Mais pas de trace de l'esprit d'entreprendre dans les écoles. « Les esprits sont façonnés pour être orientés vers le salariat jusqu'au milieu des années 1970 », indique Sophie Boutillier. Dès lors, les perspectives évoluent et la création d'entreprises commence à surgir dans les discours officiels. Au même moment, la puissance publique lance les premiers séminaires de formation à destination des chômeurs, tandis qu'apparaissent les premiers cours d'entrepreneuriat à HEC et à l'ESC Paris, après les premiers cours de même nature, à Harvard, en 1947... « À Lyon, nous avons ouvert notre centre des entrepreneurs dès 1984. Nous avions constaté que les étudiants quittaient la région pour les grands groupes. Or, les PME régionales avaient aussi besoin d'eux. Nous avons commencé la mise en place d'une pédagogie au sens large et ainsi créé un foyer de la culture entrepreneuriale », se souvient Philippe Albert, par ailleurs créateur du Centre des entrepreneurs d'emlyon business school.

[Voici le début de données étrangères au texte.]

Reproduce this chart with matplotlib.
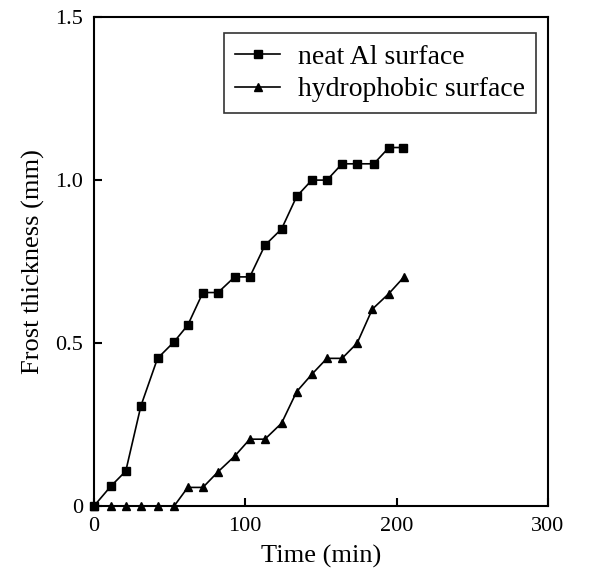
import matplotlib
matplotlib.use("Agg")
import matplotlib.pyplot as plt

plt.rcParams['font.family'] = ['Liberation Serif', 'DejaVu Serif']

# Data
time_neat = [0, 11, 21, 31, 42, 53, 62, 72, 82, 93, 103, 113, 124, 134, 144, 154, 164, 174, 185, 195, 204]
thick_neat = [0.0, 0.06, 0.107, 0.307, 0.453, 0.504, 0.555, 0.655, 0.655, 0.703, 0.703, 0.80, 0.85, 0.95,
              1.0, 1.0, 1.05, 1.05, 1.05, 1.10, 1.10]

time_hydro = [0, 11, 21, 31, 42, 53, 62, 72, 82, 93, 103, 113, 124, 134, 144, 154, 164, 174, 184, 195, 205]
thick_hydro = [0.0, 0.0, 0.0, 0.0, 0.0, 0.0, 0.057, 0.057, 0.105, 0.153, 0.205, 0.205, 0.254, 0.351,
               0.404, 0.453, 0.453, 0.50, 0.604, 0.652, 0.703]

x_ticks = [0, 100, 200, 300]
y_ticks = [0, 0.5, 1.0, 1.5]
y_tick_labels = ["0", "0.5", "1.0", "1.5"]

fig = plt.figure(figsize=(5.89, 5.72), dpi=100)
ax = fig.add_axes([0.1596, 0.1154, 0.7704, 0.8546])

ax.plot(time_neat, thick_neat, color='black', linewidth=1.2, marker='s', markersize=5.5,
        label='neat Al surface', clip_on=False, zorder=3)
ax.plot(time_hydro, thick_hydro, color='black', linewidth=1.2, marker='^', markersize=5.5,
        label='hydrophobic surface', clip_on=False, zorder=3)

ax.set_xlim(0, 300)
ax.set_ylim(0, 1.5)
ax.set_xticks(x_ticks)
ax.set_yticks(y_ticks)
ax.set_yticklabels(y_tick_labels)
ax.tick_params(direction='in', length=6, width=1.5, labelsize=16, pad=8)
for spine in ax.spines.values():
    spine.set_linewidth(1.5)

ax.set_xlabel("Time (min)", fontsize=19, labelpad=6)
ax.set_ylabel("Frost thickness (mm)", fontsize=19, labelpad=7)

leg = ax.legend(loc='upper right', bbox_to_anchor=(0.974, 0.967), fontsize=20, frameon=True,
                fancybox=False, edgecolor='black', handlelength=1.6, borderpad=0.4,
                labelspacing=0.25, handletextpad=0.65, borderaxespad=0)
leg.get_frame().set_linewidth(1.2)

fig.savefig("out.png", dpi=100)
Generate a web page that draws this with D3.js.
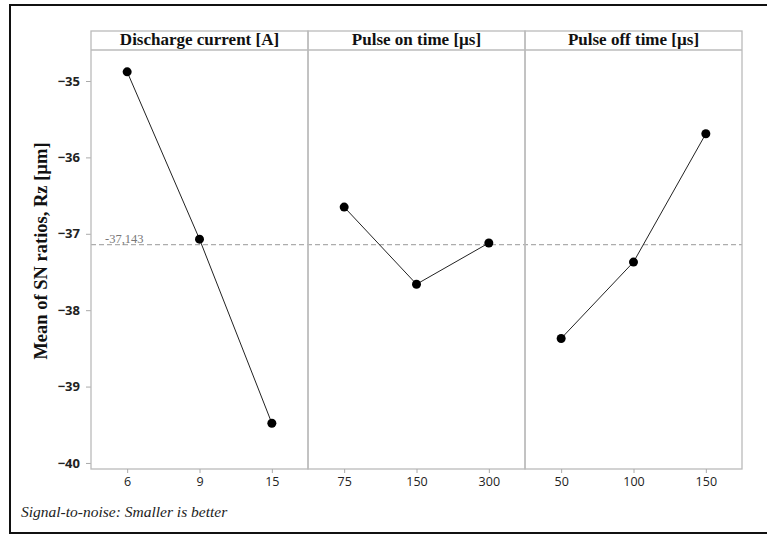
<!DOCTYPE html>
<html>
<head>
<meta charset="utf-8">
<script src="https://cdn.jsdelivr.net/npm/d3@7"></script>
<style>
  body { margin: 0; background: #fff; }
  .tick text { font-family: "Open Sans", "Noto Sans", sans-serif; }
  .serif { font-family: "Liberation Serif", "Times New Roman", serif; }
</style>
</head>
<body>
<script>
const factors = ["Discharge current [A]", "Pulse on time [µs]", "Pulse off time [µs]"];
const levels = [["6", "9", "15"], ["75", "150", "300"], ["50", "100", "150"]];
const snMeans = [
  [-34.88, -37.07, -39.48],
  [-36.65, -37.66, -37.12],
  [-38.37, -37.37, -35.69]
];
const yTicks = [-35, -36, -37, -38, -39, -40];
const grandMean = -37.143;

const width = 767, height = 534;
const plotLeft = 91, plotRight = 742, plotTop = 31, headerBottom = 50, plotBottom = 469;

const svg = d3.select("body").append("svg")
  .attr("width", width)
  .attr("height", height);

// outer frame
svg.append("rect")
  .attr("x", 10).attr("y", 5)
  .attr("width", 780).attr("height", 528)
  .attr("fill", "none")
  .attr("stroke", "#111")
  .attr("stroke-width", 2);

const x = d3.scaleBand().domain(factors).range([plotLeft, plotRight]);
const y = d3.scaleLinear().domain([-40.079, -34.594]).range([plotBottom, headerBottom]);

// y axis
const yAxis = svg.append("g")
  .attr("transform", `translate(${plotLeft},0)`)
  .call(d3.axisLeft(y).tickValues(yTicks).tickSize(5).tickPadding(6).tickFormat(d3.format("d")));
yAxis.select(".domain").remove();
yAxis.selectAll(".tick line").attr("stroke", "#aaa");
yAxis.selectAll(".tick text")
  .attr("font-size", 13)
  .attr("font-weight", 700)
  .attr("fill", "#222");

// mean line
svg.append("line")
  .attr("x1", plotLeft).attr("x2", plotRight)
  .attr("y1", y(grandMean)).attr("y2", y(grandMean))
  .attr("stroke", "#999")
  .attr("stroke-width", 1)
  .attr("stroke-dasharray", "5,3");

svg.append("text")
  .attr("class", "serif")
  .attr("x", plotLeft + 14)
  .attr("y", y(grandMean) - 2)
  .attr("font-size", 12.5)
  .attr("fill", "#777")
  .text(String(grandMean).replace(".", ","));

factors.forEach((f, i) => {
  const x0 = x(f);
  const bw = x.bandwidth();
  const g = svg.append("g").attr("transform", `translate(${x0},0)`);

  const xp = d3.scalePoint().domain(levels[i]).range([0, bw]).padding(0.5);

  // panel box and header
  g.append("rect")
    .attr("x", 0).attr("y", plotTop)
    .attr("width", bw).attr("height", plotBottom - plotTop)
    .attr("fill", "none")
    .attr("stroke", "#bbb")
    .attr("stroke-width", 1.3);
  g.append("line")
    .attr("x1", 0).attr("x2", bw)
    .attr("y1", headerBottom).attr("y2", headerBottom)
    .attr("stroke", "#bbb")
    .attr("stroke-width", 1.3);
  g.append("text")
    .attr("class", "serif")
    .attr("x", bw / 2)
    .attr("y", headerBottom - 5)
    .attr("text-anchor", "middle")
    .attr("font-weight", "bold")
    .attr("font-size", 17)
    .attr("fill", "#111")
    .text(f);

  // x axis
  const xAxis = g.append("g")
    .attr("transform", `translate(0,${plotBottom})`)
    .call(d3.axisBottom(xp).tickSize(4).tickPadding(4));
  xAxis.select(".domain").remove();
  xAxis.selectAll(".tick line").attr("stroke", "#aaa");
  xAxis.selectAll(".tick text")
    .attr("font-size", 12.5)
    .attr("fill", "#222");

  const pts = levels[i].map((l, j) => [xp(l), y(snMeans[i][j])]);

  g.append("path")
    .attr("d", d3.line()(pts))
    .attr("fill", "none")
    .attr("stroke", "#222")
    .attr("stroke-width", 1);

  g.selectAll("circle.pt")
    .data(pts)
    .enter()
    .append("circle")
    .attr("class", "pt")
    .attr("cx", d => d[0])
    .attr("cy", d => d[1])
    .attr("r", 4.5)
    .attr("fill", "#000");
});

// y title
svg.append("text")
  .attr("class", "serif")
  .attr("transform", "translate(47,251) rotate(-90)")
  .attr("text-anchor", "middle")
  .attr("font-weight", "bold")
  .attr("font-size", 18.5)
  .attr("fill", "#111")
  .text("Mean of SN ratios, Rz [µm]");

// footnote
svg.append("text")
  .attr("class", "serif")
  .attr("x", 21)
  .attr("y", 517)
  .attr("font-style", "italic")
  .attr("font-size", 15.5)
  .attr("fill", "#222")
  .text("Signal-to-noise: Smaller is better");
</script>
</body>
</html>
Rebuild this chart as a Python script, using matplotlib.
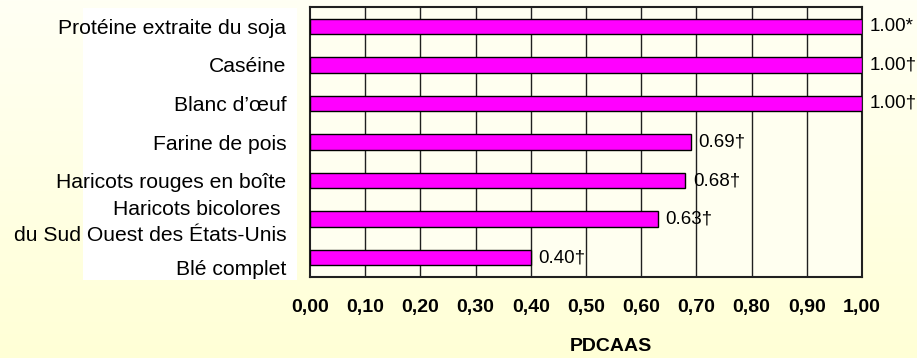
import matplotlib
matplotlib.use("Agg")
import matplotlib.pyplot as plt
import numpy as np
from matplotlib.colors import LinearSegmentedColormap
from matplotlib.patches import Rectangle
from matplotlib.transforms import ScaledTranslation

categories = [
    "Protéine extraite du soja",
    "Caséine",
    "Blanc d’œuf",
    "Farine de pois",
    "Haricots rouges en boîte",
    "Haricots bicolores \ndu Sud Ouest des États-Unis",
    "Blé complet",
]
values = [1.00, 1.00, 1.00, 0.69, 0.68, 0.63, 0.40]
marks = ["*", "†", "†", "†", "†", "†", "†"]
xticks = [0.0, 0.1, 0.2, 0.3, 0.4, 0.5, 0.6, 0.7, 0.8, 0.9, 1.0]
xtick_labels = ["0,00", "0,10", "0,20", "0,30", "0,40", "0,50",
                "0,60", "0,70", "0,80", "0,90", "1,00"]

sans = ["Liberation Sans", "DejaVu Sans"]

fig = plt.figure(figsize=(9.17, 3.58), dpi=100)

# pale yellow vertical gradient behind everything
bg = fig.add_axes([0, 0, 1, 1], zorder=-10)
cmap = LinearSegmentedColormap.from_list("bg", ["#FFFFF4", "#FFFFD6"])
bg.imshow(np.linspace(0, 1, 256).reshape(-1, 1), aspect="auto", cmap=cmap,
          extent=[0, 1, 0, 1])
bg.set_axis_off()
fig.patches.append(Rectangle((83 / 917, 1 - 280 / 358), (297 - 83) / 917, (280 - 8) / 358,
                             transform=fig.transFigure, facecolor="white",
                             edgecolor="none", zorder=-5))

ax = fig.add_axes([310 / 917, 1 - 277 / 358, (862 - 310) / 917, (277 - 7) / 358])
ax.set_facecolor("#FFFFF0")
y = np.arange(len(categories))
ax.barh(y, values, height=0.4, color="#FF00FF", edgecolor="black", linewidth=1, zorder=3)
for xv in xticks[1:-1]:
    ax.axvline(xv, color="#202020", linewidth=1, zorder=1)

for yi, v, m in zip(y, values, marks):
    ax.annotate(f"{v:.2f}{m}", (v, yi), xytext=(5.5, 0), textcoords="offset points",
                ha="left", va="center", fontsize=13.5, family=sans, zorder=4,
                annotation_clip=False)

ax.set_xlim(0, 1)
ax.set_ylim(len(categories) - 0.5, -0.5)
ax.set_yticks(y)
ax.set_yticklabels(categories, fontsize=15.2, family=sans, linespacing=1.5)
ax.set_xticks(xticks)
ax.set_xticklabels(xtick_labels, fontsize=14, family=sans, fontweight="bold")
ax.tick_params(axis="y", length=0, pad=17)
ax.tick_params(axis="x", length=0, pad=16)
ax.set_xlabel("PDCAAS", fontsize=14, family=sans, fontweight="bold", labelpad=16)
ax.xaxis.label.set_x(0.545)
for s in ax.spines.values():
    s.set_linewidth(1.5)
    s.set_color("#202020")

# the two-line label sits a bit high and the last one a bit low in the original
labels = ax.get_yticklabels()
labels[5].set_transform(labels[5].get_transform() + ScaledTranslation(0, 0.025, fig.dpi_scale_trans))
labels[6].set_transform(labels[6].get_transform() + ScaledTranslation(0, -0.1, fig.dpi_scale_trans))

fig.savefig("out.png", dpi=100)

Ainsi, de la première Révolution industrielle au premier choc pétrolier, les entrepreneurs ont suivi la marche de l'histoire, exerçant leur rôle dans le développement économique. Leur désir d'indépendance, la recherche du progrès et une prise de risque toujours réelle ont, sans conteste, traversé les époques. Pour se trouver, enfin, à la mode.